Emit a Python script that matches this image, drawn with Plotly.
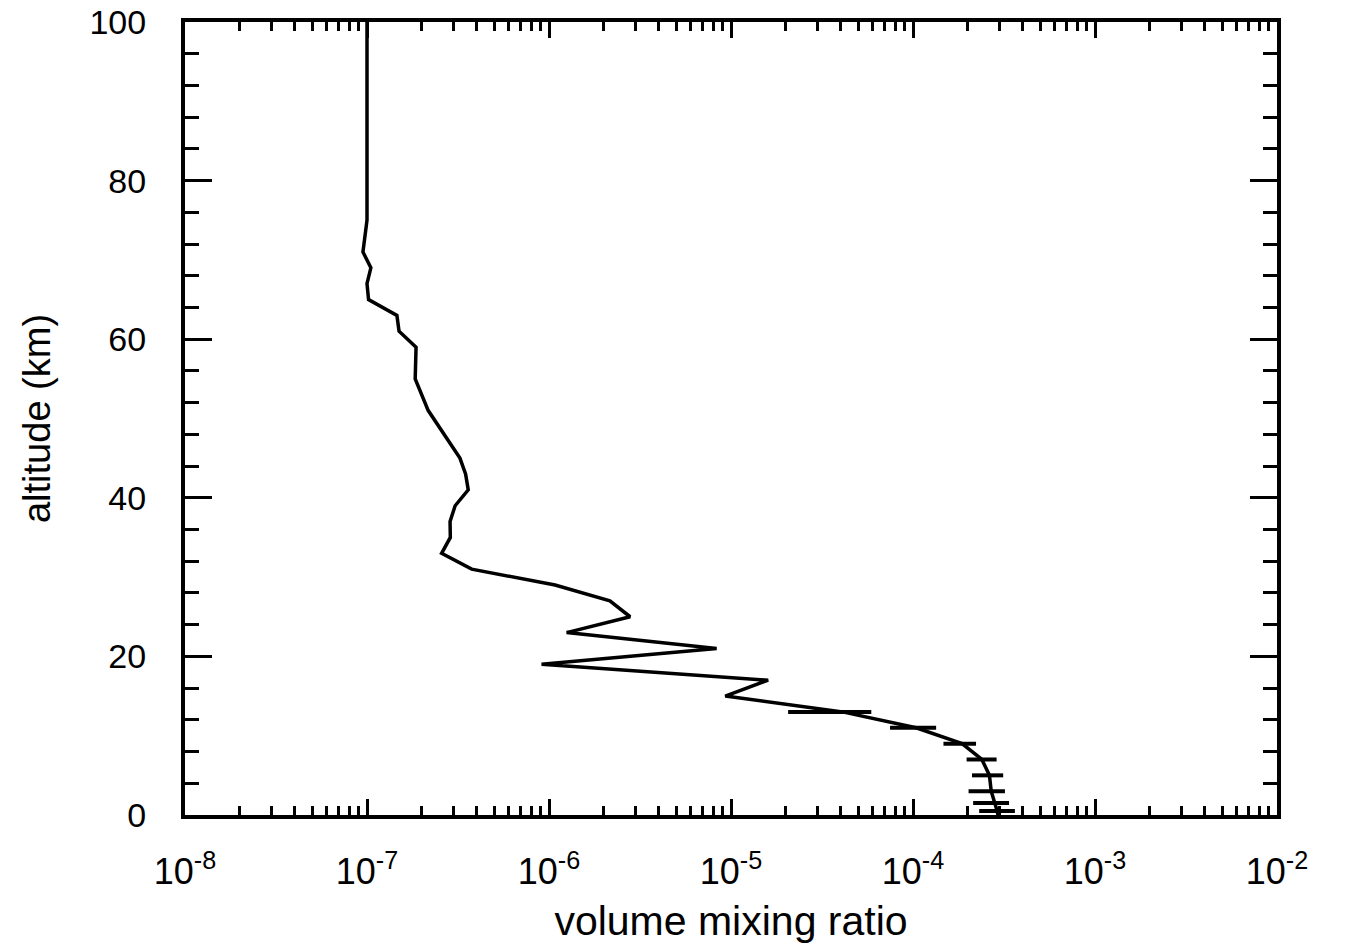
import plotly.graph_objects as go

# Profile: altitude (km) vs volume mixing ratio
alt = [100, 75, 71, 69, 67, 65, 63, 61, 59, 55, 51, 45, 43, 41, 39, 37, 35, 33,
       31, 29, 27, 25, 23, 21, 19, 17, 15, 13, 11, 9, 7, 5, 3, 1.5, 0.5, 0]
vmr = [1.0e-7, 1.0e-7, 9.5e-8, 1.05e-7, 1.0e-7, 1.02e-7, 1.46e-7, 1.5e-7, 1.86e-7,
       1.84e-7, 2.17e-7, 3.24e-7, 3.48e-7, 3.60e-7, 3.05e-7, 2.86e-7, 2.87e-7,
       2.57e-7, 3.76e-7, 1.08e-6, 2.16e-6, 2.79e-6, 1.25e-6, 8.34e-6, 9.1e-7,
       1.60e-5, 9.3e-6, 4.1e-5, 1.04e-4, 1.86e-4, 2.39e-4, 2.63e-4, 2.69e-4,
       2.83e-4, 2.90e-4, 2.93e-4]

# Horizontal error bars (lower / upper bounds)
err_alt = [13, 11, 9, 7, 5, 3, 1.5, 0.5]
err_lo = [2.06e-5, 7.48e-5, 1.47e-4, 1.97e-4, 2.11e-4, 2.02e-4, 2.14e-4, 2.31e-4]
err_hi = [5.9e-5, 1.34e-4, 2.22e-4, 2.88e-4, 3.13e-4, 3.20e-4, 3.37e-4, 3.63e-4]

x_tickvals = [1e-8, 1e-7, 1e-6, 1e-5, 1e-4, 1e-3, 1e-2]
x_ticktext = ["10<sup>-8</sup>", "10<sup>-7</sup>", "10<sup>-6</sup>", "10<sup>-5</sup>",
              "10<sup>-4</sup>", "10<sup>-3</sup>", "10<sup>-2</sup>"]
y_tickvals = [0, 20, 40, 60, 80, 100]

err_mid = [(lo + hi) / 2 for lo, hi in zip(err_lo, err_hi)]
err_half = [(hi - lo) / 2 for lo, hi in zip(err_lo, err_hi)]

FONT = "Liberation Sans, Arial, sans-serif"

fig = go.Figure()
fig.add_trace(go.Scatter(
    x=err_mid, y=err_alt, mode="markers",
    marker=dict(size=1, color="black"),
    error_x=dict(type="data", array=err_half, visible=True, width=0,
                 thickness=4, color="black"),
    showlegend=False, hoverinfo="skip"))
fig.add_trace(go.Scatter(
    x=vmr, y=alt, mode="lines", line=dict(color="black", width=3.5),
    showlegend=False))

fig.update_layout(
    width=1348, height=944,
    margin=dict(l=185, r=71, t=22, b=129),
    paper_bgcolor="white", plot_bgcolor="white",
    font=dict(family=FONT, color="black"),
)
fig.update_xaxes(
    type="log", range=[-8, -2], automargin=False,
    tickvals=x_tickvals, ticktext=x_ticktext,
    tickfont=dict(size=36, family=FONT),
    ticks="inside", ticklen=16, tickwidth=3, tickcolor="black",
    minor=dict(ticks="inside", ticklen=9, tickwidth=3, tickcolor="black", dtick="D1"),
    showline=True, linewidth=4, linecolor="black", mirror="ticks",
    showgrid=False, zeroline=False,
    ticklabelstandoff=22,
    title=dict(text="volume mixing ratio", font=dict(size=41, family=FONT), standoff=26),
)
fig.update_yaxes(
    range=[0, 100], automargin=False,
    tickvals=y_tickvals,
    tickfont=dict(size=34, family=FONT),
    ticks="inside", ticklen=27, tickwidth=3, tickcolor="black",
    minor=dict(ticks="inside", ticklen=14, tickwidth=3, tickcolor="black", dtick=4),
    showline=True, linewidth=4, linecolor="black", mirror="ticks",
    showgrid=False, zeroline=False,
    ticklabelstandoff=28,
    title=dict(text="altitude (km)", font=dict(size=38, family=FONT), standoff=28),
)

fig.write_html("out.html")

=== Problem statement ===
Repeat the listing above exactly from its first line to the line containing "import plotly.graph_objects as go", both included, and omit the pictures.

=== Complete response ===
Emit a Python script that matches this image, drawn with Plotly.
import plotly.graph_objects as go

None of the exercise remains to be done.